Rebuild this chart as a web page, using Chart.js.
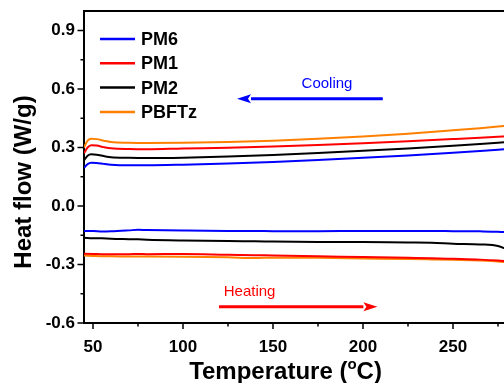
<!DOCTYPE html>
<html>
<head>
<meta charset="utf-8">
<script src="https://cdn.jsdelivr.net/npm/chart.js@4"></script>
<style>
    body { margin: 0; overflow: hidden; background: #fff; }
    #wrap { width: 512px; height: 383px; }
</style>
</head>
<body>
<div id="wrap"><canvas id="dscChart" width="512" height="383"></canvas></div>
<script>
// series names + colours (legend order)
const names = ['PM6', 'PM1', 'PM2', 'PBFTz'];
const colors = ['#0000ff', '#ff0000', '#000000', '#ff8000'];

// cooling scans (upper curves)
const coolTemp = [45, 47, 49, 52, 56, 60, 70, 80, 100, 125, 150, 175, 200, 225, 250, 265, 280];
const coolPM6 = [0.195, 0.215, 0.222, 0.221, 0.216, 0.212, 0.209, 0.209, 0.212, 0.218, 0.226, 0.236, 0.247, 0.259, 0.273, 0.282, 0.292];
const coolPM1 = [0.270, 0.300, 0.312, 0.310, 0.302, 0.296, 0.292, 0.291, 0.295, 0.299, 0.305, 0.313, 0.322, 0.332, 0.343, 0.350, 0.358];
const coolPM2 = [0.235, 0.258, 0.265, 0.263, 0.256, 0.250, 0.247, 0.246, 0.248, 0.254, 0.262, 0.272, 0.283, 0.295, 0.309, 0.318, 0.328];
const coolPBFTz = [0.300, 0.335, 0.345, 0.343, 0.335, 0.328, 0.324, 0.323, 0.324, 0.328, 0.335, 0.345, 0.357, 0.371, 0.388, 0.399, 0.412];

// heating scans (lower curves)
const heatTemp = [45, 50, 55, 60, 70, 75, 80, 100, 125, 140, 150, 175, 200, 225, 238, 250, 265, 275, 280];
const heatPM6 = [-0.128, -0.128, -0.131, -0.130, -0.125, -0.122, -0.123, -0.126, -0.128, -0.128, -0.129, -0.129, -0.128, -0.128, -0.128, -0.129, -0.130, -0.132, -0.135];
const heatPM1 = [-0.245, -0.246, -0.247, -0.247, -0.247, -0.246, -0.247, -0.246, -0.250, -0.252, -0.254, -0.258, -0.262, -0.266, -0.268, -0.271, -0.275, -0.280, -0.284];
const heatPM2 = [-0.163, -0.165, -0.166, -0.168, -0.170, -0.171, -0.173, -0.177, -0.180, -0.181, -0.182, -0.184, -0.185, -0.187, -0.188, -0.193, -0.197, -0.205, -0.222];
const heatPBFTz = [-0.254, -0.256, -0.258, -0.258, -0.259, -0.259, -0.259, -0.260, -0.263, -0.267, -0.265, -0.266, -0.269, -0.272, -0.274, -0.276, -0.279, -0.284, -0.290];

// axis ticks
const xTicks = [50, 100, 150, 200, 250];
const xMinor = [75, 125, 175, 225, 275];
const yTicks = [-0.6, -0.3, 0.0, 0.3, 0.6, 0.9];
const yMinor = [-0.45, -0.15, 0.15, 0.45, 0.75];

const FONT = 'Arial, "Liberation Sans", sans-serif';

function toPoints(temps, vals) {
    return temps.map((t, i) => ({ x: t, y: vals[i] }));
}

function arrow(ctx, x1, x2, y, color) {
    // line from x1 to x2, head at x2
    const dir = x2 > x1 ? 1 : -1;
    const headLen = 14;
    ctx.strokeStyle = color;
    ctx.fillStyle = color;
    ctx.lineWidth = 3;
    ctx.beginPath();
    ctx.moveTo(x1, y);
    ctx.lineTo(x2 - dir * headLen, y);
    ctx.stroke();
    ctx.beginPath();
    ctx.moveTo(x2, y);
    ctx.lineTo(x2 - dir * headLen, y - 4.5);
    ctx.lineTo(x2 - dir * headLen + dir * 3, y);
    ctx.lineTo(x2 - dir * headLen, y + 4.5);
    ctx.closePath();
    ctx.fill();
}

const decorPlugin = {
    id: 'decor',
    afterDraw(chart) {
        const ctx = chart.ctx;
        const area = chart.chartArea;
        const xs = chart.scales.x;
        const ys = chart.scales.y;
        ctx.save();

        // frame top + right
        ctx.strokeStyle = '#000';
        ctx.lineWidth = 2;
        ctx.beginPath();
        ctx.moveTo(area.left - 1, area.top);
        ctx.lineTo(area.right, area.top);
        ctx.lineTo(area.right, area.bottom);
        ctx.stroke();

        // tick marks (outside)
        ctx.lineWidth = 1.5;
        ctx.beginPath();
        xTicks.forEach(v => { const p = xs.getPixelForValue(v); ctx.moveTo(p, area.bottom); ctx.lineTo(p, area.bottom + 6); });
        xMinor.forEach(v => { const p = xs.getPixelForValue(v); ctx.moveTo(p, area.bottom); ctx.lineTo(p, area.bottom + 3.5); });
        yTicks.forEach(v => { const p = ys.getPixelForValue(v); ctx.moveTo(area.left, p); ctx.lineTo(area.left - 6.5, p); });
        yMinor.forEach(v => { const p = ys.getPixelForValue(v); ctx.moveTo(area.left, p); ctx.lineTo(area.left - 3.5, p); });
        ctx.stroke();

        // legend
        ctx.font = 'bold 18px ' + FONT;
        ctx.textBaseline = 'middle';
        ctx.textAlign = 'left';
        names.forEach((n, i) => {
            const y = area.top + 28 + i * 24.3;
            ctx.strokeStyle = colors[i];
            ctx.lineWidth = 2.5;
            ctx.beginPath();
            ctx.moveTo(area.left + 16, y);
            ctx.lineTo(area.left + 51, y);
            ctx.stroke();
            ctx.fillStyle = '#000';
            ctx.fillText(n, area.left + 57, y + 1);
        });

        // cooling / heating annotations
        ctx.font = '15px ' + FONT;
        ctx.textAlign = 'center';
        ctx.fillStyle = '#0000ff';
        ctx.fillText('Cooling', xs.getPixelForValue(180), ys.getPixelForValue(0.628));
        arrow(ctx, xs.getPixelForValue(211), xs.getPixelForValue(130), ys.getPixelForValue(0.55), '#0000ff');
        ctx.fillStyle = '#ff0000';
        ctx.fillText('Heating', xs.getPixelForValue(137), ys.getPixelForValue(-0.442));
        arrow(ctx, xs.getPixelForValue(120), xs.getPixelForValue(208), ys.getPixelForValue(-0.517), '#ff0000');

        // axis titles
        ctx.fillStyle = '#000';
        ctx.textBaseline = 'alphabetic';
        ctx.textAlign = 'left';
        const t1 = 'Temperature (';
        const t2 = 'o';
        const t3 = 'C)';
        ctx.font = 'bold 24px ' + FONT;
        const w1 = ctx.measureText(t1).width;
        const w3 = ctx.measureText(t3).width;
        ctx.font = 'bold 15px ' + FONT;
        const w2 = ctx.measureText(t2).width;
        let x = (area.left + area.right) / 2 - 10 - (w1 + w2 + w3) / 2;
        const base = 379;
        ctx.font = 'bold 24px ' + FONT;
        ctx.fillText(t1, x, base);
        ctx.font = 'bold 15px ' + FONT;
        ctx.fillText(t2, x + w1, base - 10);
        ctx.font = 'bold 24px ' + FONT;
        ctx.fillText(t3, x + w1 + w2, base);

        ctx.translate(31, (area.top + area.bottom) / 2 + 15);
        ctx.rotate(-Math.PI / 2);
        ctx.textAlign = 'center';
        ctx.fillText('Heat flow (W/g)', 0, 0);

        ctx.restore();
    }
};

document.addEventListener('DOMContentLoaded', function() {
    const coolSets = [coolPM6, coolPM1, coolPM2, coolPBFTz];
    const heatSets = [heatPM6, heatPM1, heatPM2, heatPBFTz];
    const datasets = [];

    names.forEach((n, i) => {
        datasets.push({ label: n + ' cooling', data: toPoints(coolTemp, coolSets[i]), borderColor: colors[i] });
        datasets.push({ label: n + ' heating', data: toPoints(heatTemp, heatSets[i]), borderColor: colors[i] });
    });
    datasets.forEach(d => {
        d.borderWidth = 2;
        d.pointRadius = 0;
        d.fill = false;
        d.cubicInterpolationMode = 'monotone';
    });

    const ctx = document.getElementById('dscChart').getContext('2d');
    new Chart(ctx, {
        type: 'line',
        data: { datasets: datasets },
        options: {
            responsive: false,
            animation: false,
            layout: { padding: { top: 11, right: 5, left: 0, bottom: 0 } },
            plugins: { legend: { display: false }, tooltip: { enabled: false } },
            scales: {
                x: {
                    type: 'linear',
                    min: 45,
                    max: 280,
                    afterBuildTicks: s => { s.ticks = xTicks.map(v => ({ value: v })); },
                    afterFit: s => { s.height = 60; s.paddingLeft = 0; s.paddingRight = 0; },
                    grid: { display: false, drawTicks: false },
                    border: { display: true, width: 2, color: '#000' },
                    ticks: {
                        color: '#000',
                        padding: 14,
                        maxRotation: 0,
                        font: { family: FONT, size: 17, weight: 'bold' }
                    }
                },
                y: {
                    min: -0.6,
                    max: 1.0,
                    afterBuildTicks: s => { s.ticks = yTicks.map(v => ({ value: v })); },
                    afterFit: s => { s.width = 84; s.paddingTop = 0; s.paddingBottom = 0; },
                    grid: { display: false, drawTicks: false },
                    border: { display: true, width: 2, color: '#000' },
                    ticks: {
                        color: '#000',
                        padding: 9,
                        font: { family: FONT, size: 17, weight: 'bold' },
                        callback: v => v.toFixed(1)
                    }
                }
            }
        },
        plugins: [decorPlugin]
    });
});
</script>
</body>
</html>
+ + +
» Task prompt:
Output exactly the span of lines from the top of the listing through the line holding "const colors = ['#0000ff', '#ff0000', '#000000', '#ff8000'];", and leave every picture out.

» Solution for this exercise:
Rebuild this chart as a web page, using Chart.js.
<!DOCTYPE html>
<html>
<head>
<meta charset="utf-8">
<script src="https://cdn.jsdelivr.net/npm/chart.js@4"></script>
<style>
    body { margin: 0; overflow: hidden; background: #fff; }
    #wrap { width: 512px; height: 383px; }
</style>
</head>
<body>
<div id="wrap"><canvas id="dscChart" width="512" height="383"></canvas></div>
<script>
// series names + colours (legend order)
const names = ['PM6', 'PM1', 'PM2', 'PBFTz'];
const colors = ['#0000ff', '#ff0000', '#000000', '#ff8000'];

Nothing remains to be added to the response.